PROVIDED MATERIAL:
┄┄┄┄┄┄┄┄┄┄┄┄┄┄┄┄┄┄┄┄

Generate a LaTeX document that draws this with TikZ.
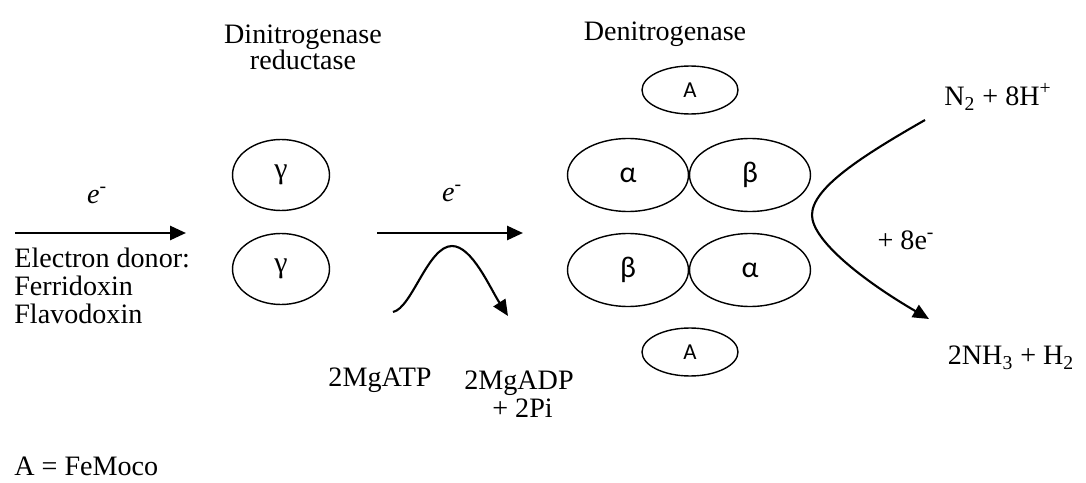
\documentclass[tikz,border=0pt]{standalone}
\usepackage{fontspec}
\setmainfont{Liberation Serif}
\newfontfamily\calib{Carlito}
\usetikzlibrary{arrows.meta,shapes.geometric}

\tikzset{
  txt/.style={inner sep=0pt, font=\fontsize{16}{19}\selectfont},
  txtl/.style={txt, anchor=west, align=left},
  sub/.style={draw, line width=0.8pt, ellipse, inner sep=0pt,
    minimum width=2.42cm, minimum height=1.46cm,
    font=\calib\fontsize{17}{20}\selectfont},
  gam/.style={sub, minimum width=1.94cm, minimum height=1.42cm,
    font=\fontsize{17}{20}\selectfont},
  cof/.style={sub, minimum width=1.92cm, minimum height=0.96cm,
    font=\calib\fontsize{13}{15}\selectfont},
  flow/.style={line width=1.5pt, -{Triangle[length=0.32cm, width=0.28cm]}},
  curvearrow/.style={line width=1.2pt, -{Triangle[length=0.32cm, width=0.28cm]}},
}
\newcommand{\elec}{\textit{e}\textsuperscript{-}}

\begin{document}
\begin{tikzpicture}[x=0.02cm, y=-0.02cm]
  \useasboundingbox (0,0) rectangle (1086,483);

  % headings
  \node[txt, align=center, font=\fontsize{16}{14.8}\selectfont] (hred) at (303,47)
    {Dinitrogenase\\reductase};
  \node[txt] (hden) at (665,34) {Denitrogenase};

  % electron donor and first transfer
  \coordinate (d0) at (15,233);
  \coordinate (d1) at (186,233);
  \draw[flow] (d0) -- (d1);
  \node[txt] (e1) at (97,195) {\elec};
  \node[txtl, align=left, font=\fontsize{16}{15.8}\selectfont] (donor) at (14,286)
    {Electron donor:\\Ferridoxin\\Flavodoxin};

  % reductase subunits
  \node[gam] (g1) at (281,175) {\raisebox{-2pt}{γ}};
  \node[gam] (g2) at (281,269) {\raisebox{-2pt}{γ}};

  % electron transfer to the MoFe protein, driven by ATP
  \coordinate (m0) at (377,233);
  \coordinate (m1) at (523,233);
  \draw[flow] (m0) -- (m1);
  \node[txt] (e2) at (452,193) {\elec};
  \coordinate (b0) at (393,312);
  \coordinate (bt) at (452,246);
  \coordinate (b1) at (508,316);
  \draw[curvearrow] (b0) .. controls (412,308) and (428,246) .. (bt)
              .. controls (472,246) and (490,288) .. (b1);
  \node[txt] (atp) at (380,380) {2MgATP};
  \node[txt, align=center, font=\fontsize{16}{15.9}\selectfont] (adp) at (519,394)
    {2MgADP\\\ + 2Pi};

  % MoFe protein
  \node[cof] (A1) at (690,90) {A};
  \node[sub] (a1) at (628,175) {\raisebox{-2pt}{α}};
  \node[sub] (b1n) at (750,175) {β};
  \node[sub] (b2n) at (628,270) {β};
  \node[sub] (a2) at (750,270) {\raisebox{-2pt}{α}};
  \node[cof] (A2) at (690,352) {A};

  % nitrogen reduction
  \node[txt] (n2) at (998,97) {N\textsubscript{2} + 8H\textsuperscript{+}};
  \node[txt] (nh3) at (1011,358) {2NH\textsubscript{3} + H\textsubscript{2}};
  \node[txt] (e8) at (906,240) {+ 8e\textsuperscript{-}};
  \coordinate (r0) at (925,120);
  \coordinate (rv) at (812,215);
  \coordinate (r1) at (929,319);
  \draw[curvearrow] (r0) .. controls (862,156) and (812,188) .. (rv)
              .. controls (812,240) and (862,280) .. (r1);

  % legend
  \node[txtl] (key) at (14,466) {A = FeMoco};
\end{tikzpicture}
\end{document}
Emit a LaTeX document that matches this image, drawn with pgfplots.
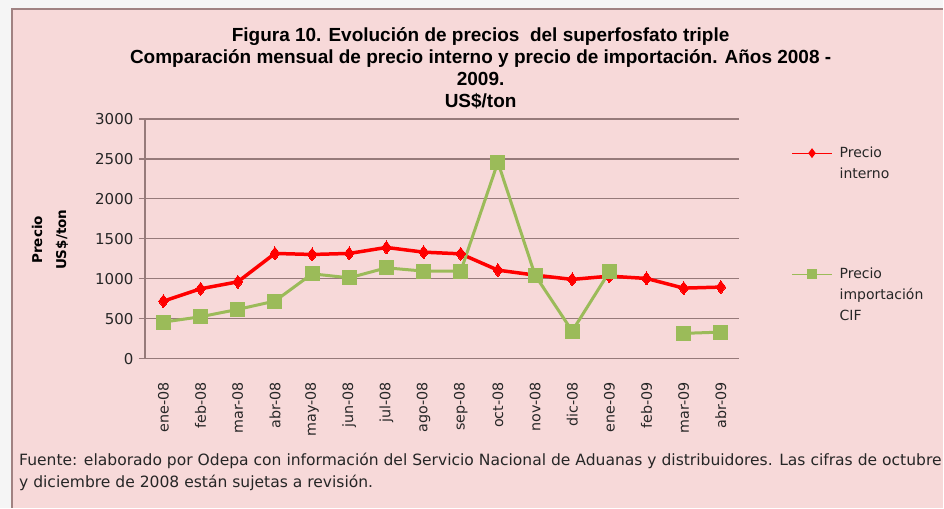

┄┄┄┄┄┄┄┄┄┄┄┄┄┄┄┄┄┄┄┄

STATED TASK:
Each record must be quoted in full and exactly. Do not include the pictures.

EXERCISE ANSWER:
Generate a LaTeX document that draws this with TikZ.
\documentclass[tikz,border=0pt]{standalone}
\usepackage{fontspec}
\setmainfont{Liberation Serif}
\newfontfamily\calib{Carlito}
\usetikzlibrary{arrows.meta,shapes.geometric}

\tikzset{
  txt/.style={inner sep=0pt, font=\fontsize{16}{19}\selectfont},
  txtl/.style={txt, anchor=west, align=left},
  sub/.style={draw, line width=0.8pt, ellipse, inner sep=0pt,
    minimum width=2.42cm, minimum height=1.46cm,
    font=\calib\fontsize{17}{20}\selectfont},
  gam/.style={sub, minimum width=1.94cm, minimum height=1.42cm,
    font=\fontsize{17}{20}\selectfont},
  cof/.style={sub, minimum width=1.92cm, minimum height=0.96cm,
    font=\calib\fontsize{13}{15}\selectfont},
  flow/.style={line width=1.5pt, -{Triangle[length=0.32cm, width=0.28cm]}},
  curvearrow/.style={line width=1.2pt, -{Triangle[length=0.32cm, width=0.28cm]}},
}
\newcommand{\elec}{\textit{e}\textsuperscript{-}}

\begin{document}
\begin{tikzpicture}[x=0.02cm, y=-0.02cm]
  \useasboundingbox (0,0) rectangle (1086,483);

  % headings
  \node[txt, align=center, font=\fontsize{16}{14.8}\selectfont] (hred) at (303,47)
    {Dinitrogenase\\reductase};
  \node[txt] (hden) at (665,34) {Denitrogenase};

  % electron donor and first transfer
  \coordinate (d0) at (15,233);
  \coordinate (d1) at (186,233);
  \draw[flow] (d0) -- (d1);
  \node[txt] (e1) at (97,195) {\elec};
  \node[txtl, align=left, font=\fontsize{16}{15.8}\selectfont] (donor) at (14,286)
    {Electron donor:\\Ferridoxin\\Flavodoxin};

  % reductase subunits
  \node[gam] (g1) at (281,175) {\raisebox{-2pt}{γ}};
  \node[gam] (g2) at (281,269) {\raisebox{-2pt}{γ}};

  % electron transfer to the MoFe protein, driven by ATP
  \coordinate (m0) at (377,233);
  \coordinate (m1) at (523,233);
  \draw[flow] (m0) -- (m1);
  \node[txt] (e2) at (452,193) {\elec};
  \coordinate (b0) at (393,312);
  \coordinate (bt) at (452,246);
  \coordinate (b1) at (508,316);
  \draw[curvearrow] (b0) .. controls (412,308) and (428,246) .. (bt)
              .. controls (472,246) and (490,288) .. (b1);
  \node[txt] (atp) at (380,380) {2MgATP};
  \node[txt, align=center, font=\fontsize{16}{15.9}\selectfont] (adp) at (519,394)
    {2MgADP\\\ + 2Pi};

  % MoFe protein
  \node[cof] (A1) at (690,90) {A};
  \node[sub] (a1) at (628,175) {\raisebox{-2pt}{α}};
  \node[sub] (b1n) at (750,175) {β};
  \node[sub] (b2n) at (628,270) {β};
  \node[sub] (a2) at (750,270) {\raisebox{-2pt}{α}};
  \node[cof] (A2) at (690,352) {A};

  % nitrogen reduction
  \node[txt] (n2) at (998,97) {N\textsubscript{2} + 8H\textsuperscript{+}};
  \node[txt] (nh3) at (1011,358) {2NH\textsubscript{3} + H\textsubscript{2}};
  \node[txt] (e8) at (906,240) {+ 8e\textsuperscript{-}};
  \coordinate (r0) at (925,120);
  \coordinate (rv) at (812,215);
  \coordinate (r1) at (929,319);
  \draw[curvearrow] (r0) .. controls (862,156) and (812,188) .. (rv)
              .. controls (812,240) and (862,280) .. (r1);

  % legend
  \node[txtl] (key) at (14,466) {A = FeMoco};
\end{tikzpicture}
\end{document}
Emit a LaTeX document that matches this image, drawn with pgfplots.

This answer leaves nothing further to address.